The Black Cat: Nipsey Hussle taught us to dream big, give back


I am writing this to honor Nipsey Hussle, the entrepreneur and rapper who was murdered last week outside of his clothing shop The Marathon Clothing in South Los Angeles.

Hussle first opened Marathon Clothing with plans to expand across the country. Recognizing that black culture is one of the most profitable in this country — whose benefits are most often reaped by white people — he had plans to vertically integrate hip-hop to inspire artists to follow suit and gain more control over their content.

The moment I heard he had died, I, like many others, was stunned. I thought to myself — Here was someone who was dedicating his life to serving others. Someone who had stayed in his community after finding success. Here was someone who was doing this for the culture, who was leading the next wave of black entrepreneurs and innovators.

Hussle was a role model. Too often, rappers get rich and leave; they sell out to the mainstream and let white people in suits make billions off black culture.

Hussle was against that — he was for the culture.

“He was a protector and wanted us to be our best at all times,” his longtime girlfriend Lauren London told the Los Angeles Times. “He was a truth seeker and a truth speaker.”

Nipsey Hussle opened The Marathon Store in June 17 2017. Fans had lined up around the shop and Big Boy from REAL 92.3 hosted the event. I remember seeing the photos in XXL magazine of Nipsey smiling as he used big ceremonial scissors to cut the red ribbon.

“The whole city’s going to be out,” Hussle said in an interview with Power 106. “We’re going to have jumpers for the kids — games, giveaways. It’s going to be like a carnival on Crenshaw and Slauson.”

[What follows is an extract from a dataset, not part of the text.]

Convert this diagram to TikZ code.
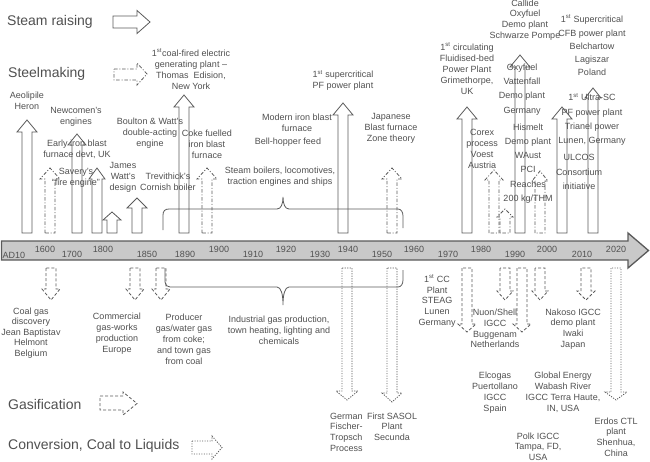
\documentclass[tikz,border=0pt]{standalone}
\usepackage{fontspec}
\setmainfont{Liberation Sans}
\definecolor{lc}{HTML}{5A5A5A}
\definecolor{tc}{HTML}{505050}
\definecolor{barfill}{HTML}{C9C9C9}
\newcommand\UpArr[6]{\draw[#1] ({#2-5},#3) -- ({#2-5},{#4+#6}) -- ({#2-#5},{#4+#6}) -- (#2,#4) -- ({#2+#5},{#4+#6}) -- ({#2+5},{#4+#6}) -- ({#2+5},#3) -- cycle;}
\newcommand\DnArr[6]{\draw[#1] ({#2-5},#3) -- ({#2-5},{#4-#6}) -- ({#2-#5},{#4-#6}) -- (#2,#4) -- ({#2+#5},{#4-#6}) -- ({#2+5},{#4-#6}) -- ({#2+5},#3) -- cycle;}
\tikzset{
 ln/.style={draw=lc, line width=0.8pt, line join=miter},
 steamA/.style={ln},
 steelA/.style={ln, dash pattern=on 3.5pt off 1.8pt on 1pt off 1.8pt},
 gasA/.style={ln, dash pattern=on 3pt off 2pt},
 ctlA/.style={ln, dash pattern=on 1.2pt off 1.3pt},
 lbl/.style={font=\fontsize{9}{11}\selectfont, text=tc, align=center, inner sep=0pt},
 lblw/.style={font=\fontsize{9}{14.3}\selectfont, text=tc, align=center, inner sep=0pt},
 yr/.style={font=\fontsize{9}{11}\selectfont, text=tc, inner sep=0pt},
 big/.style={font=\fontsize{14}{16}\selectfont, text=tc, anchor=west, inner sep=0pt},
}
\begin{document}
\begin{tikzpicture}[x=1pt,y=-1pt]
\useasboundingbox (0,0) rectangle (650,461);

% timeline bar
\draw[draw=lc, line width=1.3pt, fill=barfill] (1.5,241) -- (628,241) -- (628,233) -- (648.5,250.5) -- (628,268) -- (628,260) -- (1.5,260) -- cycle;
\node[yr] (y0) at (14,255) {AD10};
\node[yr] (y1) at (45,249) {1600};
\node[yr] (y2) at (72,254) {1700};
\node[yr] (y3) at (103,249) {1800};
\node[yr] (y4) at (147,254) {1850};
\node[yr] (y5) at (185,254) {1890};
\node[yr] (y6) at (219,249) {1900};
\node[yr] (y7) at (253,254) {1910};
\node[yr] (y8) at (286,249) {1920};
\node[yr] (y9) at (320,254) {1930};
\node[yr] (y10) at (348,249) {1940};
\node[yr] (y11) at (382,254) {1950};
\node[yr] (y12) at (414,249) {1960};
\node[yr] (y13) at (448,254) {1970};
\node[yr] (y14) at (481,249) {1980};
\node[yr] (y15) at (515,254) {1990};
\node[yr] (y16) at (547,249) {2000};
\node[yr] (y17) at (582,254) {2010};
\node[yr] (y18) at (616,249) {2020};

% legend
\node[big] (lg1) at (7,22) {Steam raising};
\draw[steamA] (113,16) -- (137,16) -- (137,10.5) -- (150,22) -- (137,33.5) -- (137,28) -- (113,28) -- cycle;
\node[big] (lg2) at (8,74) {Steelmaking};
\draw[steelA] (114,69) -- (137,69) -- (137,63) -- (147,74) -- (137,85) -- (137,80) -- (114,80) -- cycle;
\node[big] (lg3) at (8,404) {Gasification};
\draw[gasA] (100,396) -- (123,396) -- (123,392) -- (137,403.5) -- (123,415) -- (123,410) -- (100,410) -- cycle;
\node[big] (lg4) at (8,446) {Conversion, Coal to Liquids};
\draw[ctlA] (192,441) -- (212,441) -- (212,436) -- (222,447.5) -- (212,459) -- (212,454) -- (192,454) -- cycle;

% upward arrows
\UpArr{steamA}{27}{233}{120}{10}{12}
\UpArr{steelA}{50}{233}{168}{10}{11}
\UpArr{steamA}{77}{233}{134}{9}{11}
\UpArr{steamA}{97}{233}{168}{8}{11}
\UpArr{steamA}{112}{233}{212}{9}{8}
\UpArr{steamA}{137}{233}{198}{10}{10}
\UpArr{steamA}{184}{233}{95}{10}{12}
\UpArr{steelA}{207}{233}{168}{10}{11}
\UpArr{steamA}{343}{233}{103}{10}{12}
\UpArr{steelA}{392}{233}{168}{10}{11}
\UpArr{steamA}{467}{233}{107}{10}{12}
\UpArr{steelA}{494}{233}{170}{9}{10}
\UpArr{steelA}{505}{233}{209}{8}{8}
\UpArr{steamA}{520}{233}{55}{10}{12}
\UpArr{steelA}{540}{233}{171}{8}{10}
\UpArr{steamA}{562}{233}{107}{10}{12}
\UpArr{steamA}{593}{233}{88}{8}{10}

% downward arrows
\DnArr{gasA}{51}{268}{300}{9}{11}
\DnArr{gasA}{135}{268}{300}{9}{11}
\DnArr{gasA}{161}{268}{300}{9}{11}
\DnArr{ctlA}{347}{268}{400}{11}{9}
\DnArr{ctlA}{392}{268}{402}{10}{9}
\DnArr{gasA}{467}{268}{332}{9}{8}
\DnArr{gasA}{505}{268}{300}{8}{9}
\DnArr{gasA}{522}{268}{332}{9}{8}
\DnArr{gasA}{540}{268}{300}{8}{9}
\DnArr{gasA}{586}{268}{300}{9}{9}
\DnArr{ctlA}{616}{268}{400}{11}{8}

% braces
\draw[ln] (163,230) -- (163,215) .. controls (163,211) and (165,209) .. (169,209) -- (277,209) .. controls (281,209) and (283,204) .. (283,197) .. controls (283,204) and (285,209) .. (289,209) -- (398,209) .. controls (401,209) and (403,212) .. (403,216) -- (403,228);
\draw[ln] (165,268) -- (165,282) .. controls (165,285) and (167,287) .. (170,287) -- (277,287) .. controls (281,287) and (283,294) .. (283,305) .. controls (283,294) and (285,287) .. (289,287) -- (398,287) .. controls (401,287) and (403,284) .. (403,280) -- (403,270);

% upper labels
\node[lbl] (t1) at (27,100.5) {Aeolipile\\Heron};
\node[lbl] (t2) at (76,117) {Newcomen's\\engines};
\node[lbl] (t3) at (77,149) {Early iron blast\\furnace devt, UK};
\node[lbl] (t4) at (76,177.5) {Savery's\\“fire engine”};
\node[lbl] (t5) at (123,177.5) {James\\Watt's\\design};
\node[lbl] (t6) at (150,133) {Boulton \& Watt's\\double-acting\\engine};
\node[lbl] (t7) at (168,182) {Trevithick's\\Cornish boiler};
\node[lbl] (t8) at (191,69.5) {1\textsuperscript{st}coal-fired electric\\generating plant --\\Thomas\ \ Edision,\\New York};
\node[lbl] (t9) at (207,144) {Coke fuelled\\iron blast\\furnace};
\node[lbl] (t10) at (280,176.5) {Steam boilers, locomotives,\\traction engines and ships};
\node[lbl] (t11) at (297,122.5) {Modern iron blast\\furnace};
\node[lbl] (t12) at (288,142) {Bell-hopper feed};
\node[lbl] (t13) at (343,80.5) {1\textsuperscript{st} supercritical\\PF power plant};
\node[lbl] (t14) at (391,128) {Japanese\\Blast furnace\\Zone theory};
\node[lbl] (t15) at (467,69) {1\textsuperscript{st} circulating\\Fluidised-bed\\Power Plant\\Grimethorpe,\\UK};
\node[lbl] (t16) at (482,148.5) {Corex\\process\\Voest\\Austria};
\node[lbl, font=\fontsize{9}{10.7}\selectfont] (t17) at (525,20) {Callide\\Oxyfuel\\Demo plant\\Schwarze Pompe};
\node[lblw] (t18) at (522,89.5) {Oxyfuel\\Vattenfall\\Demo plant\\Germany};
\node[lblw] (t19) at (528,163.5) {Hismelt\\Demo plant\\WAust\\PCI\\Reaches\\200 kg/THM};
\node[lbl, font=\fontsize{9}{13.25}\selectfont] (t20) at (592,45.5) {1\textsuperscript{st} Supercritical\\CFB power plant\\Belchartow\\Lagiszar\\Poland};
\node[lblw] (t21) at (592,119.5) {1\textsuperscript{st} Ultra-SC\\PF power plant\\Trianel power\\Lunen, Germany};
\node[lblw] (t22) at (579,172) {ULCOS\\Consortium\\initiative};

% lower labels
\node[lbl, font=\fontsize{9}{10.6}\selectfont] (b1) at (31,333) {Coal gas\\discovery\\Jean Baptistav\\Helmont\\Belgium};
\node[lbl] (b2) at (117,333.5) {Commercial\\gas-works\\production\\Europe};
\node[lbl] (b3) at (184,339) {Producer\\gas/water gas\\from coke;\\and town gas\\from coal};
\node[lbl] (b4) at (279,330.5) {Industrial gas production,\\town heating, lighting and\\chemicals};
\node[lbl, align=left, anchor=west, font=\fontsize{9}{10.7}\selectfont] (b5) at (330,432) {German\\Fischer-\\Tropsch\\Process};
\node[lbl, font=\fontsize{9}{10.7}\selectfont] (b6) at (392,426.5) {First SASOL\\Plant\\Secunda};
\node[lbl, font=\fontsize{9}{10.6}\selectfont] (b7) at (437,301) {1\textsuperscript{st} CC\\Plant\\STEAG\\Lunen\\Germany};
\node[lbl, font=\fontsize{9}{10.7}\selectfont] (b8) at (495,328.5) {Nuon/Shell\\IGCC\\Buggenam\\Netherlands};
\node[lbl, font=\fontsize{9}{10.7}\selectfont] (b9) at (573,329) {Nakoso IGCC\\demo plant\\Iwaki\\Japan};
\node[lbl] (b10) at (495,392.5) {Elcogas\\Puertollano\\IGCC\\Spain};
\node[lbl] (b11) at (563,392.5) {Global Energy\\Wabash River\\IGCC Terra Haute,\\IN, USA};
\node[lbl, font=\fontsize{9}{10.5}\selectfont] (b12) at (538,446.5) {Polk IGCC\\Tampa, FD,\\USA};
\node[lbl, font=\fontsize{9}{10.7}\selectfont] (b13) at (616,437) {Erdos CTL\\plant\\Shenhua,\\China};
\end{tikzpicture}
\end{document}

Hussle considered The Marathon to be a “smartstore” because of its various technological accomplishments including a smartphone app, which allowed for customers to access exclusive content. The app was designed by a 20-year-old named Iddris Sandu, who Hussle had met in Starbucks.

“My daughter tells me to pull into Starbucks on the way to the movie,” he said in an interview with Billboard magazine. “I’m thinking, ‘They got snacks at the movie theatre,’ but she’s telling me she wants a Unicorn frap, so I’m like, ‘OK, fine.’ [There,] we met Iddris.”

The two spoke about the ways in which they could fuse technology into a brick-and-mortar shop. This was the future of retail, they believed.

This was the future of hip-hop.

“It was crazy and by chance,” Hussle said in the same interview. “But I don’t think it was on accident.”

It took three weeks for Sandu to build the app. Later, Hussle named him the store’s chief technology officer.

Hussle wanted to combine physical and digital spaces to create a unique experience for his customers. He wanted to open “smartstores” across the country, in places like New York and San Francisco; each location holding a different retail philosophy, each providing a one-of-a-kind experience for their communities. In curtailing the middleman distributors such as iTunes and YouTube, Hussle and his co-owners would be able to profit from their own products and their exclusive content.

“The goal is to be an urban Sanrio,” he told Billboard. “Sanrio is a $5 billion-dollar company. These are content characters that exist in the screen first, and real world products were created around it … We haven’t seen that in hip-hop. We haven’t seen someone create a real world place where the brand lives and there’s products.”

In other words, Hussle was the future of hip-hop. The business of black music, though rooted in our artistic abilities, has always been exploited and used to generate profit for those who are outside of our community. Hussle wanted our communities to reap the benefits of our culture. He was a black entrepreneur with a clear vision of the future, whose innovative ideas had the potential to change the hip hop industry; whose innovative ideas could have changed the world.

“We want to be able to deliver our products that we own 100% to a retail experience we curate and control in an environment that is strategically designed to create an experience that’s engineered,” he told Billboard. “This is us trying to disrupt retail, create theme park for the brand … I think we’re in the process of seeing technology integrated with everything … We want to be one of the leaders.”

My favorite thing about Nipsey Hussle was that he always made sure to add his community into the narratives of his dreams. There was a quality about him, where no matter how successful he became, one could always see that he would never leave black people behind. He was the image of the modern day black entrepreneur who was doing everything right — doing everything we’ve always told young black children to do.

To grow up, and to dream.

His memorial will be held Thursday morning at the Staples Center.

Dominic-Madori Davis is a senior writing about black-owned businesses in Los Angeles. She is also the chief copy editor of the Daily Trojan. Her column, “The Black Cat,” runs every other Thursday.